There is also a strategic reason behind reducing external borrowing. Foreign loans come with exchange rate risk. If the Kenyan shilling weakens, the cost of repaying dollar denominated debt rises sharply. By borrowing locally in shillings, the government reduces that risk.
That part is smart.
But it comes at a cost. Domestic loans often carry higher interest rates than concessional foreign loans from institutions like the World Bank or IMF. So while you avoid exchange rate shocks, you pay more in interest locally.
This is not a clean win. It is a trade off.
And here is the blunt truth: this situation did not appear overnight.
Revenue collection has been underperforming, forcing repeated revisions of borrowing targets. At the same time, government spending has remained high, driven by infrastructure projects, debt obligations, and political pressures, especially as the country moves closer to the 2027 election cycle.
So what you are seeing now is not a sudden crisis, it is the result of years of structural imbalance.
High spending. Weak revenue growth. Rising debt.
The shift toward domestic borrowing is not a strategy of strength. It is a strategy of necessity.

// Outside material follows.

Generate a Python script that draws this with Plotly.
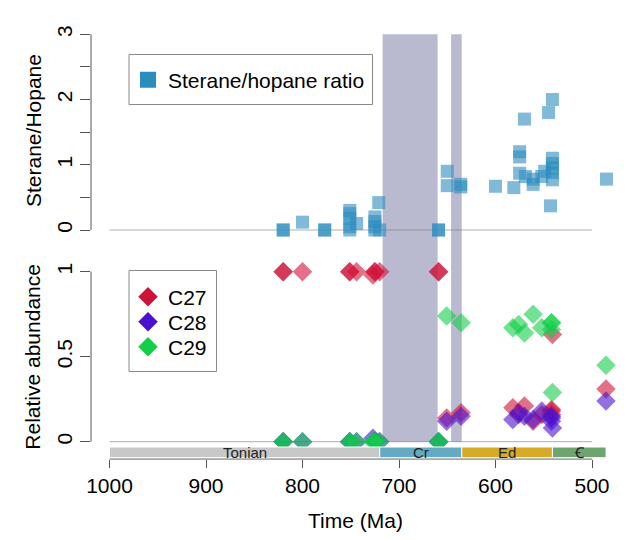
import plotly.graph_objects as go

# ---------------- data ----------------
sh_time = [820, 820, 800, 777, 777, 751, 751, 751, 751, 751, 744, 725, 725, 725, 725, 721, 720,
           659, 659, 650, 650, 636, 636, 600, 581, 575, 575, 575, 570, 569, 561, 561, 552, 549,
           545, 543, 541, 541, 541, 541, 541, 541, 485]
sh_ratio = [0, 0, 0.12, 0, 0, 0.3, 0.25, 0.18, 0.05, 0, 0.1, 0.2, 0.13, 0.05, 0, 0.42, 0,
            0, 0, 0.9, 0.68, 0.7, 0.66, 0.67, 0.65, 1.2, 1.12, 0.87, 1.7, 0.82, 0.78, 0.7, 0.82, 0.9,
            1.8, 0.37, 2.0, 1.1, 1.02, 0.95, 0.77, 0.88, 0.78]

st_time = [820, 820, 800, 751, 751, 744, 727, 725, 725, 720, 659, 659,
           650.6, 635.7, 582, 576, 570, 561, 552, 542, 542, 542, 541, 485.5]
c27 = [1, 1, 1, 1, 1, 1, 0.98, 1, 1, 1, 1, 1,
       0.14, 0.17, 0.20, 0.16, 0.21, 0.12, 0.16, 0.16, 0.18, 0.19, 0.63, 0.31]
c28 = [0, 0, 0, 0, 0, 0, 0.02, 0, 0, 0, 0, 0,
       0.12, 0.15, 0.13, 0.17, 0.15, 0.13, 0.18, 0.14, 0.12, 0.15, 0.08, 0.24]
c29 = [0, 0, 0, 0, 0, 0, 0.0, 0, 0, 0, 0, 0,
       0.74, 0.70, 0.67, 0.69, 0.64, 0.75, 0.67, 0.70, 0.70, 0.66, 0.29, 0.45]

glac_start = [717, 646]
glac_end = [660, 635]

period_names = ["Tonian", "Cr", "Ed", "Ꞓ"]
period_start = [1000, 720, 635, 541]
period_end = [720, 635, 541, 485.4]
period_colors = ["#c8c8c8", "#64aac5", "#d7aa28", "#6ea46e"]

x_ticks = [1000, 900, 800, 700, 600, 500]

# ---------------- layout helpers ----------------
W, H = 630, 540
ML, MR, MT, MB = 91, 4, 20, 81
PW, PH = W - ML - MR, H - MT - MB
px_per_ma = 0.965
x_left = 1000 + (109.5 - ML) / px_per_ma
x_right = x_left - PW / px_per_ma


def py2paper(py):
    return (H - MB - py) / PH


def px2paper(px):
    return (px - ML) / PW


# bottom panel: value 0 at 441.7px, 1 at 271.7px ; domain 459..250 px
b_zero, b_scale = 441.7, 170.0
b_dom = [0, py2paper(250)]
b_rng = [(b_zero - (H - MB)) / b_scale, (b_zero - 250) / b_scale]
# top panel: value 0 at 230px, 3 at 34.3px ; domain 243..20 px
t_zero, t_scale = 230.0, (230 - 34.3) / 3
t_dom = [py2paper(243), 1]
t_rng = [(t_zero - 243) / t_scale, (t_zero - MT) / t_scale]

FONT = "Liberation Sans, Arial, Helvetica, sans-serif"
FS = 21
BLUE = "#2b8cbe"
RED = "#cf1238"
PURPLE = "#4b10cf"
GREEN = "#10cf48"
ALPHA = 0.6


def rgba(hexc, a):
    h = hexc.lstrip("#")
    r, g, b = int(h[0:2], 16), int(h[2:4], 16), int(h[4:6], 16)
    return f"rgba({r},{g},{b},{a})"


fig = go.Figure()

# sterane/hopane squares
fig.add_trace(go.Scatter(x=sh_time, y=sh_ratio, mode="markers", yaxis="y2",
                         marker=dict(symbol="square", size=13, color=rgba(BLUE, ALPHA), line=dict(width=0)),
                         showlegend=False, hoverinfo="skip"))
# steranes diamonds
for vals, col in [(c27, RED), (c28, PURPLE), (c29, GREEN)]:
    fig.add_trace(go.Scatter(x=st_time, y=vals, mode="markers", yaxis="y",
                             marker=dict(symbol="diamond", size=15, color=rgba(col, ALPHA), line=dict(width=0)),
                             showlegend=False, hoverinfo="skip"))

# legend entries (solid colours)
fig.add_trace(go.Scatter(x=[None], y=[None], mode="markers", yaxis="y2", name="Sterane/hopane ratio",
                         marker=dict(symbol="square", size=16, color=BLUE), legend="legend"))
leg_names = ["C27", "C28", "C29"]
leg_cols = [RED, PURPLE, GREEN]
leg_ids = ["legend2", "legend3", "legend4"]
for nm, col, lid in zip(leg_names, leg_cols, leg_ids):
    fig.add_trace(go.Scatter(x=[None], y=[None], mode="markers", yaxis="y", name=nm,
                             marker=dict(symbol="diamond", size=15, color=col), legend=lid))

shapes = []
# glaciation bands spanning from top value 3 to bottom value 0
band_top = py2paper(t_zero - 3 * t_scale)
band_bot = py2paper(b_zero)
for s, e in zip(glac_start, glac_end):
    shapes.append(dict(type="rect", xref="x", yref="paper", x0=s, x1=e, y0=band_bot, y1=band_top,
                       fillcolor="#b9bacf", line=dict(width=0), layer="below"))
# zero lines
shapes.append(dict(type="line", xref="x", yref="y2", x0=1000, x1=500, y0=0, y1=0,
                   line=dict(color="rgba(120,120,120,0.6)", width=1), layer="below"))
shapes.append(dict(type="line", xref="x", yref="y", x0=1000, x1=500, y0=0, y1=0,
                   line=dict(color="rgba(120,120,120,0.6)", width=1), layer="below"))
# axis lines (R style, from first to last tick)
AX = "#555555"
shapes.append(dict(type="line", xref="paper", yref="y2", x0=0, x1=0, y0=0, y1=3, line=dict(color=AX, width=1)))
shapes.append(dict(type="line", xref="paper", yref="y", x0=0, x1=0, y0=0, y1=1, line=dict(color=AX, width=1)))
shapes.append(dict(type="line", xref="x", yref="paper", x0=1000, x1=500, y0=0, y1=0, line=dict(color=AX, width=1)))
# geologic time bar
gb_bot, gb_top = py2paper(457.7), py2paper(447)
annotations = []
for nm, s, e, c in zip(period_names, period_start, period_end, period_colors):
    shapes.append(dict(type="rect", xref="x", yref="paper", x0=s, x1=e, y0=gb_bot, y1=gb_top,
                       fillcolor=c, line=dict(color="white", width=1)))
    annotations.append(dict(x=(s + e) / 2, y=(gb_bot + gb_top) / 2, xref="x", yref="paper", text=nm,
                            showarrow=False, font=dict(family=FONT, size=15, color="#222222"),
                            xanchor="center", yanchor="middle"))
# legend boxes
shapes.append(dict(type="rect", xref="paper", yref="paper", x0=px2paper(129), x1=px2paper(372.5),
                   y0=py2paper(104.5), y1=py2paper(54.5), line=dict(color="#8a8a8a", width=1)))
shapes.append(dict(type="rect", xref="paper", yref="paper", x0=px2paper(129), x1=px2paper(216.5),
                   y0=py2paper(371.5), y1=py2paper(270.5), line=dict(color="#8a8a8a", width=1)))

# axis titles
annotations.append(dict(x=px2paper(33), y=py2paper(131), xref="paper", yref="paper", text="Sterane/Hopane",
                        textangle=-90, showarrow=False, font=dict(family=FONT, size=FS, color="black"),
                        xanchor="center", yanchor="middle"))
annotations.append(dict(x=px2paper(33), y=py2paper(356.7), xref="paper", yref="paper", text="Relative abundance",
                        textangle=-90, showarrow=False, font=dict(family=FONT, size=FS, color="black"),
                        xanchor="center", yanchor="middle"))
annotations.append(dict(x=px2paper(355), y=py2paper(520), xref="paper", yref="paper", text="Time (Ma)",
                        showarrow=False, font=dict(family=FONT, size=FS, color="black"),
                        xanchor="center", yanchor="middle"))

leg_common = dict(xanchor="left", yanchor="middle", bgcolor="rgba(0,0,0,0)", borderwidth=0,
                  font=dict(family=FONT, size=FS, color="black"))
legend_layout = {
    "legend": dict(x=px2paper(128), y=py2paper(80), **leg_common),
}
for lid, py in zip(leg_ids, [297, 322, 347]):
    legend_layout[lid] = dict(x=px2paper(128), y=py2paper(py), **leg_common)

fig.update_layout(
    width=W, height=H, margin=dict(l=ML, r=MR, t=MT, b=MB, pad=0),
    paper_bgcolor="white", plot_bgcolor="white",
    font=dict(family=FONT, size=FS, color="black"),
    xaxis=dict(range=[x_left, x_right], tickvals=x_ticks, ticktext=[str(v) for v in x_ticks],
               ticks="outside", ticklen=8, tickcolor=AX, showline=False, showgrid=False, zeroline=False,
               anchor="y", tickfont=dict(size=FS)),
    yaxis=dict(domain=b_dom, range=b_rng, tickvals=[0, 0.5, 1], ticktext=["0", "0.5", "1"],
               ticks="outside", ticklen=10, tickcolor=AX, tickangle=-90, showline=False, showgrid=False,
               zeroline=False, anchor="x", tickfont=dict(size=FS)),
    yaxis2=dict(domain=t_dom, range=t_rng, tickvals=[0, 0.5, 1, 1.5, 2, 2.5, 3],
                ticktext=["0", "", "1", "", "2", "", "3"],
                ticks="outside", ticklen=10, tickcolor=AX, tickangle=-90, showline=False, showgrid=False,
                zeroline=False, anchor="x", tickfont=dict(size=FS)),
    shapes=shapes, annotations=annotations, showlegend=True,
    **legend_layout,
)

fig.write_html("out.html")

Going forward, the key issue is sustainability. Kenya cannot keep increasing borrowing indefinitely without either boosting revenue significantly or cutting expenditure. If neither happens, the country risks deeper fiscal stress, higher interest rates, and reduced economic growth.
So strip away the politics and the headlines, and this is what remains:
Kenya is borrowing more from itself because it has fewer options elsewhere.
And while that buys time, it does not solve the underlying problem.